Covid-19 and the Inefficiency of State Coercion
By Pierre Lemieux
An article by legal scholar Richard Epstein published in the Hoover Institution’s Defining Ideas defends George Mason University professor Todd Zywicki who is challenging his university’s Covid-19 vaccine mandate (“The Uneasy Case for Universal Vaccinations,” July 27, 2021). Epstein presents economic and constitutional arguments against this sort of mandate, at least those imposed by a public institution. Epstein explains the gist of the economic case, based on individual incentives:
A final consideration is that it might be wise not to impose any mandate at all. This view argues that the social case for vaccine mandates is not there. Most individuals will probably get the vaccine because it is in their self-interest to do so. Free riding is not an enticing option, given that it is highly unlikely that everyone else will get the vaccine.
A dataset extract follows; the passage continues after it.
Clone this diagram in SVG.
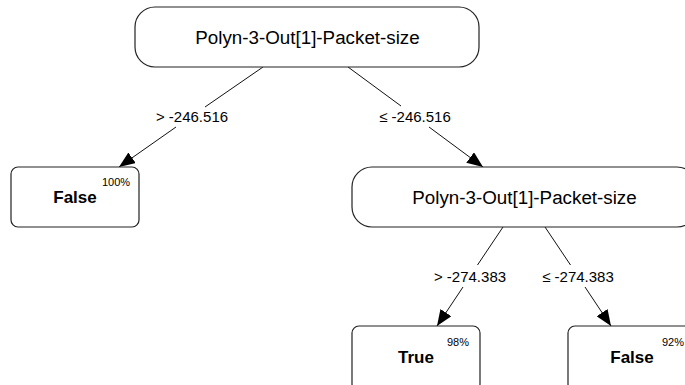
<svg xmlns="http://www.w3.org/2000/svg" width="685" height="385" viewBox="0 0 685 385">
<defs>
<marker id="arr" markerUnits="userSpaceOnUse" markerWidth="17" markerHeight="13" refX="16" refY="6.5" orient="auto">
<path d="M0,0 L16,6.5 L0,13 z" fill="#000"/>
</marker>
<style>
.box{fill:#fff;stroke:#222;stroke-width:1.2}
.edge{fill:none;stroke:#111;stroke-width:1;marker-end:url(#arr)}
.dec{font-family:"Liberation Sans",Arial,sans-serif;font-size:18.8px;fill:#000;text-anchor:middle}
.lab{font-family:"Liberation Sans",Arial,sans-serif;font-size:15px;fill:#000;text-anchor:middle}
.leaf{font-family:"Liberation Sans",Arial,sans-serif;font-size:17px;font-weight:bold;fill:#000;text-anchor:middle}
.pct{font-family:"Liberation Sans",Arial,sans-serif;font-size:11px;fill:#000;text-anchor:middle}
</style>
</defs>
<rect width="685" height="385" fill="#fff"/>
<g id="connectors">
<path class="edge" d="M263,67 L205,107 M176,127 L119,167"/>
<path class="edge" d="M348,67 L401,106 M429,127 L483,167"/>
<path class="edge" d="M503,227 L477.5,265 M463,287 L437,326"/>
<path class="edge" d="M545,227 L570.5,265 M585,287 L611,326"/>
<text class="lab" x="192" y="122">&gt; -246.516</text>
<text class="lab" x="415" y="122">≤ -246.516</text>
<text class="lab" x="470" y="282">&gt; -274.383</text>
<text class="lab" x="578" y="282">≤ -274.383</text>
</g>
<g id="root">
<rect class="box" x="135" y="7" width="344" height="60" rx="20" ry="20"/>
<text class="dec" x="307.5" y="44">Polyn-3-Out[1]-Packet-size</text>
</g>
<g id="leaf-false-1">
<rect class="box" x="11" y="167" width="128" height="60" rx="7" ry="7"/>
<text class="leaf" x="75" y="203">False</text>
<text class="pct" x="116" y="186">100%</text>
</g>
<g id="node-2">
<rect class="box" x="352" y="167" width="345" height="60" rx="20" ry="20"/>
<text class="dec" x="524.5" y="204">Polyn-3-Out[1]-Packet-size</text>
</g>
<g id="leaf-true">
<rect class="box" x="352" y="326" width="128" height="65" rx="7" ry="7"/>
<text class="leaf" x="416" y="363">True</text>
<text class="pct" x="458" y="346">98%</text>
</g>
<g id="leaf-false-2">
<rect class="box" x="568" y="326" width="128" height="65" rx="7" ry="7"/>
<text class="leaf" x="632" y="363">False</text>
<text class="pct" x="673" y="346">92%</text>
</g>
</svg>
At the same time, high-risk individuals have every incentive to make the right choice for themselves, undercutting the need for paternalism. And anyone else who fears exposure will also provide implicit protection to others if they get a vaccine to protect themselves. …
In close cases like this one, there is much to be said for respecting the presumption of liberty.
I defended similar arguments in my Reason Foundation paper “Public Health Models and Related Government Interventions: A Primer” (March 2021). It is highly plausible that individual incentives produce the level of protection that individuals want more efficiently than coercive mandates from governments or public institutions.
The presumption of liberty invoked by Epstein is more a moral or political-legal argument than an economic one. Ultimately, however, any government intervention rests on value judgments, even if the latter must be influenced by the ways the social world works (as analyzed with the tools of economics). In my Reason Foundation paper, I also review the history and ideology of the public health movement. On the presumption of liberty, I write:
Translating these ideas in practical policy proposals starts with a general presumption for individual liberty, which should be corrected by government intervention only in the presence of clear market failures and when government failures are not likely to be worse. Expressed differently, coercion should be minimized. This approach is not as radical as it may look. It is related to the idea of economic freedom that led to the Industrial Revolution and the unprecedented explosion of prosperity that followed. From a moral-philosophical viewpoint, it can be thought as implementing John Stuart Mill’s principle that “over himself, over his own body and mind, the individual is sovereign.”